DATASET EXCERPT:

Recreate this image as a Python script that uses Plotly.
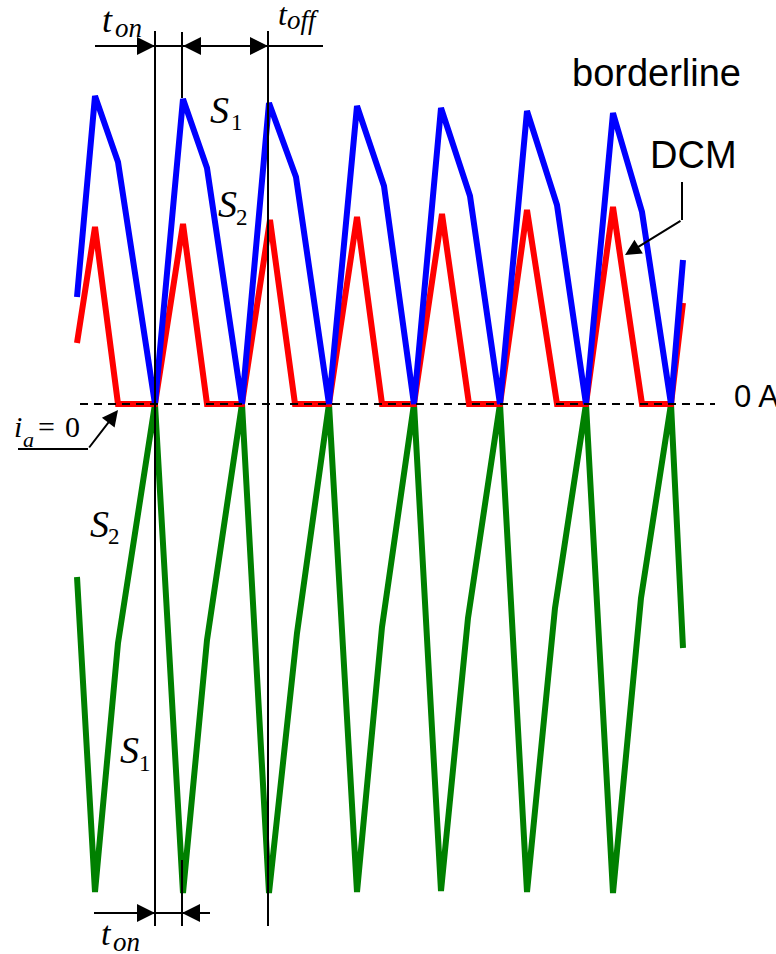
import plotly.graph_objects as go

# ---- data (diagram coordinates) ----
blue_x = [77, 95, 118, 155, 183, 207, 242, 269, 296, 329, 357, 384, 414, 441, 470, 500, 527, 557, 586, 613, 642, 671, 683]
blue_y = [297, 96, 162, 404, 99, 168, 404, 103, 177, 404, 106, 186, 404, 108, 196, 404, 111, 205, 404, 113, 212, 404, 260]

red_x = [77, 95, 118, 155, 183, 207, 242, 270, 295, 329, 357, 382, 414, 442, 469, 500, 527, 557, 586, 613, 642, 671, 683]
red_y = [343, 227, 404, 404, 224, 404, 404, 220, 404, 404, 217, 404, 404, 214, 404, 404, 210, 404, 404, 207, 404, 404, 303]

green_x = [77, 95, 118, 155, 183, 207, 242, 269, 297, 329, 357, 382, 414, 441, 468, 500, 527, 555, 586, 613, 641, 671, 683]
green_y = [577, 892, 643, 404, 893, 640, 404, 893, 633, 404, 892, 627, 404, 891, 618, 404, 892, 608, 404, 893, 598, 404, 648]

zero_level = 404
W, H = 776, 954

SERIF = "Liberation Serif, Times New Roman, serif"
SANS = "Liberation Sans, Arial, sans-serif"

fig = go.Figure()
fig.add_trace(go.Scatter(x=green_x, y=green_y, mode="lines", line=dict(color="#008000", width=6), hoverinfo="skip"))
fig.add_trace(go.Scatter(x=red_x, y=red_y, mode="lines", line=dict(color="#FF0000", width=6), hoverinfo="skip"))
fig.add_trace(go.Scatter(x=blue_x, y=blue_y, mode="lines", line=dict(color="#0000FF", width=6), hoverinfo="skip"))

shapes = []
def seg(x0, y0, x1, y1, w=2, dash=None):
    d = dict(type="line", x0=x0, y0=y0, x1=x1, y1=y1, xref="x", yref="y",
             line=dict(color="black", width=w), layer="above")
    if dash:
        d["line"]["dash"] = dash
    shapes.append(d)

# dashed zero line
seg(80, zero_level, 715, zero_level, w=2, dash="8px,6px")
# vertical timing lines
seg(155, 31, 155, 926)
seg(182, 32, 182, 98)
seg(182, 860, 182, 926)
seg(268, 31, 268, 926)
# horizontal dimension lines
seg(95, 46, 323, 46)
seg(94, 913, 210, 913)
# i_a underline
seg(18, 449, 88, 449)
# DCM leader vertical
seg(682, 182, 682, 220)

anns = []
def arrow(xt, yt, xh, yh, size=1.8):
    anns.append(dict(x=xh, y=yh, ax=xt, ay=yt, xref="x", yref="y", axref="x", ayref="y",
                     showarrow=True, arrowhead=2, arrowsize=size, arrowwidth=2,
                     arrowcolor="black", text=""))

arrow(130, 46, 155, 46)
arrow(208, 46, 183, 46)
arrow(243, 46, 268, 46)
arrow(130, 913, 155, 913)
arrow(205, 913, 182, 913)
arrow(88, 449, 118, 410, size=1.6)
arrow(682, 220, 625, 255, size=1.6)

def txt(x, base, s, size, family=SERIF, italic=False):
    anns.append(dict(x=x, y=base - 0.34 * size, xref="x", yref="y", text=s,
                     showarrow=False, xanchor="left", yanchor="middle",
                     font=dict(family=family, size=size, color="black",
                               style="italic" if italic else "normal")))

# t_on (top)
txt(100, 32, "t", 36, italic=True)
txt(113, 37, "on", 27, italic=True)
# t_off
txt(276, 25, "t", 32, italic=True)
txt(285, 29, "off", 27, italic=True)
# S1, S2 upper
txt(208, 123, "S", 38, italic=True)
txt(229, 130, "1", 23)
txt(216, 217, "S", 38, italic=True)
txt(234, 225, "2", 23)
# S2, S1 lower
txt(88, 537, "S", 38, italic=True)
txt(106, 544, "2", 23)
txt(118, 763, "S", 38, italic=True)
txt(137, 771, "1", 23)
# i_a = 0
txt(12, 437, "i", 30, italic=True)
txt(21, 447, "a", 22, italic=True)
txt(36, 437, "=", 30)
txt(63, 437, "0", 30)
# t_on (bottom)
txt(99, 945, "t", 34, italic=True)
txt(111, 951, "on", 27, italic=True)
# sans labels
txt(570, 86, "borderline", 38, family=SANS)
txt(648, 168, "DCM", 38, family=SANS)
txt(732, 407, "0 A", 31, family=SANS)

fig.update_layout(
    width=W, height=H, margin=dict(l=0, r=0, t=0, b=0),
    paper_bgcolor="white", plot_bgcolor="white", showlegend=False,
    xaxis=dict(range=[0, W], visible=False, fixedrange=True),
    yaxis=dict(range=[H, 0], visible=False, fixedrange=True),
    shapes=shapes, annotations=anns,
)
fig.write_html("out.html", config={"displayModeBar": False},
               post_script="document.body.style.margin='0';document.body.style.overflow='hidden';")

WRITTEN PROBLEM: Take the material above from its first line through the line holding "212, 404, 260]" and set it down exactly, without the pictures.

ANSWER TO THE TASK:
Recreate this image as a Python script that uses Plotly.
import plotly.graph_objects as go

# ---- data (diagram coordinates) ----
blue_x = [77, 95, 118, 155, 183, 207, 242, 269, 296, 329, 357, 384, 414, 441, 470, 500, 527, 557, 586, 613, 642, 671, 683]
blue_y = [297, 96, 162, 404, 99, 168, 404, 103, 177, 404, 106, 186, 404, 108, 196, 404, 111, 205, 404, 113, 212, 404, 260]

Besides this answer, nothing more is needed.